Surabaya, rajawalinet.co – Komisi Pemberantasan Korupsi (KPK) menggeledah rumah kediaman mantan Ketua Dewan Perwakilan Daerah (DPD) RI, La Nyalla Mattalitti, di Surabaya, Jawa Timur, pada Senin (14/4). Penggeledahan ini merupakan bagian dari proses penyidikan kasus dugaan korupsi terkait pengurusan dana hibah untuk kelompok masyarakat (pokmas) yang bersumber dari APBD Jawa Timur tahun anggaran 2021–2022.
Juru Bicara KPK, Tessa Mahardhika Sugiarto, membenarkan adanya kegiatan penggeledahan tersebut. “Benar, penyidik sedang melakukan kegiatan penggeledahan di Kota Surabaya terkait perkara dana hibah pokmas Jatim,” ujar Tessa dalam keterangan resminya.
Namun demikian, Tessa belum bersedia membeberkan secara rinci lokasi yang digeledah di Kota Pahlawan tersebut. “Untuk penjelasan lebih lanjut akan disampaikan setelah seluruh rangkaian kegiatan penggeledahan selesai dilaksanakan,” tambahnya.
La Nyalla Mattalitti yang juga dikenal sebagai mantan Ketua Umum PSSI, disebut-sebut memiliki keterkaitan dalam penyelidikan korupsi dana hibah pokmas yang tengah didalami KPK.
Sebelumnya, dalam pengembangan kasus ini, KPK telah menyita sejumlah aset, termasuk tiga unit tanah dan bangunan di Surabaya serta satu unit apartemen di Malang. Aset dengan total nilai mencapai Rp8,1 miliar tersebut diketahui berada dalam penguasaan Wakil Ketua DPRD Jawa Timur periode 2019–2024, Anwar Sadad.

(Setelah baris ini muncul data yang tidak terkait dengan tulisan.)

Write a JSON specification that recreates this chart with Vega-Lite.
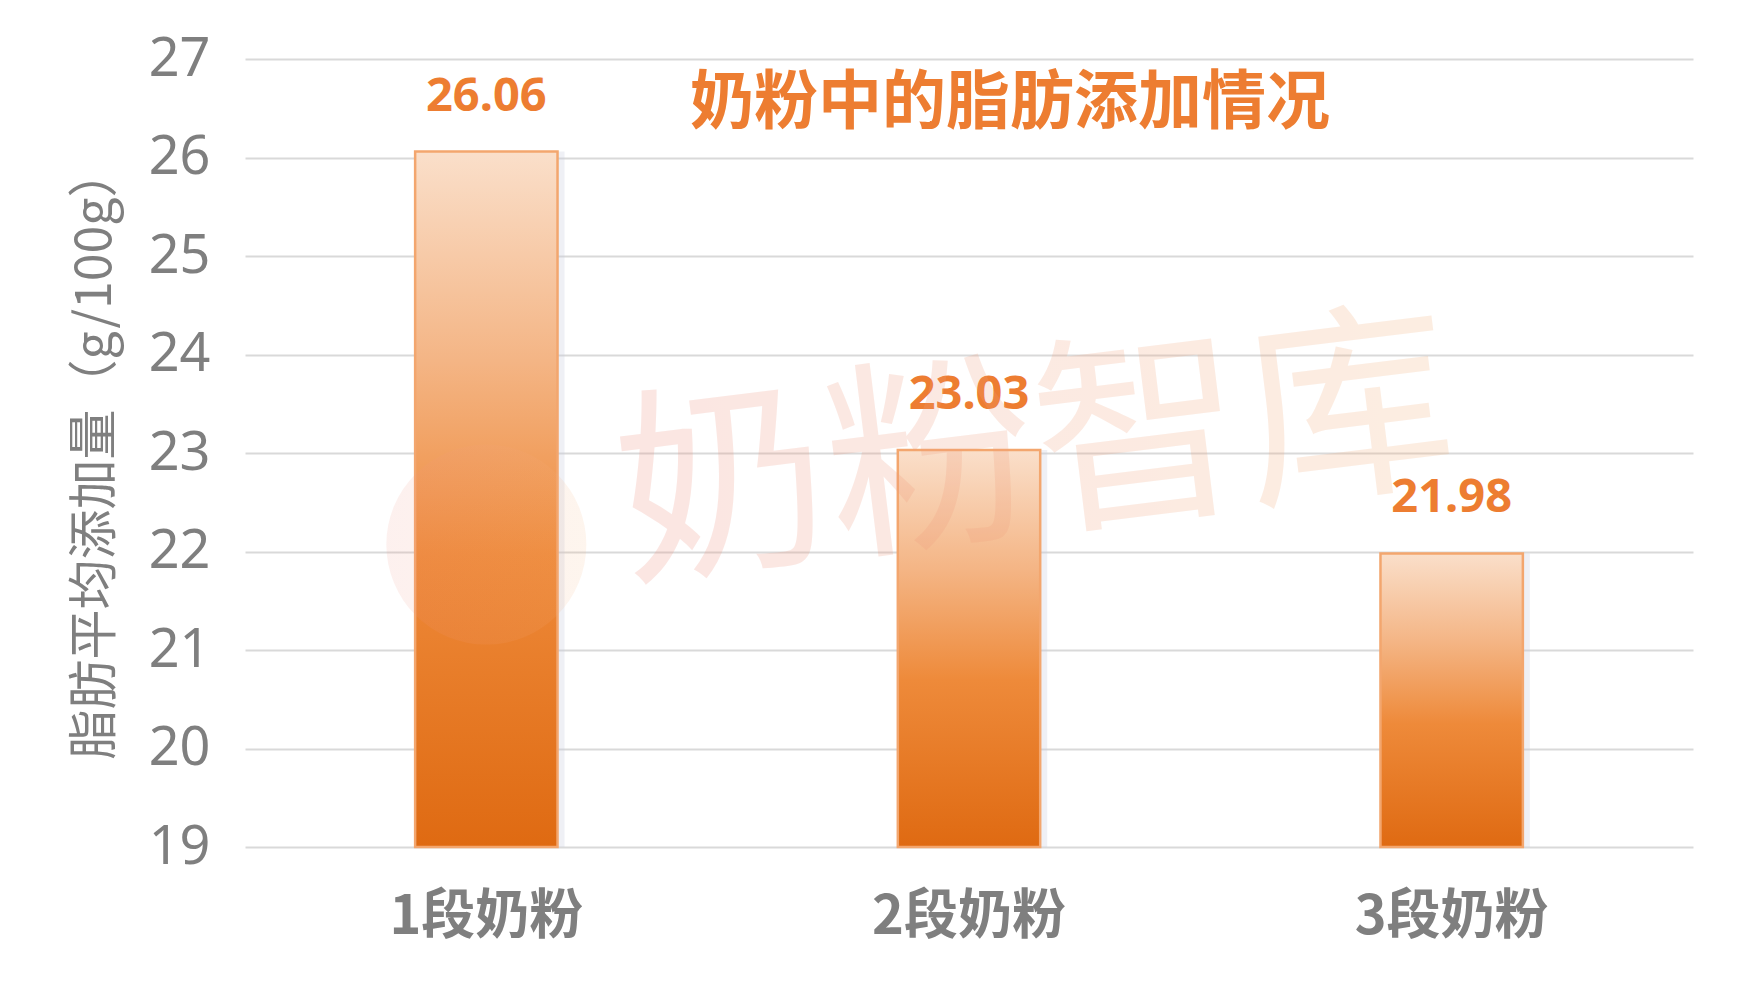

KPK telah menetapkan 21 orang sebagai tersangka dalam perkara ini. Dari jumlah tersebut, empat orang ditetapkan sebagai tersangka penerima suap, sementara 17 lainnya merupakan pihak pemberi. Tiga dari empat tersangka penerima merupakan penyelenggara negara, namun hingga kini KPK belum mempublikasikan identitas para tersangka maupun konstruksi lengkap perkara.
Dalam proses penyidikan, KPK juga telah memanggil dan memeriksa sejumlah saksi penting, termasuk mantan Menteri Desa, Pembangunan Daerah Tertinggal, dan Transmigrasi (PDTT), Abdul Halim Iskandar atau yang akrab disapa Gus Halim.
Hingga kini, KPK masih terus melanjutkan upaya pengumpulan alat bukti guna mengungkap lebih lanjut jaringan dan aliran dana dalam kasus dugaan korupsi yang melibatkan dana publik tersebut.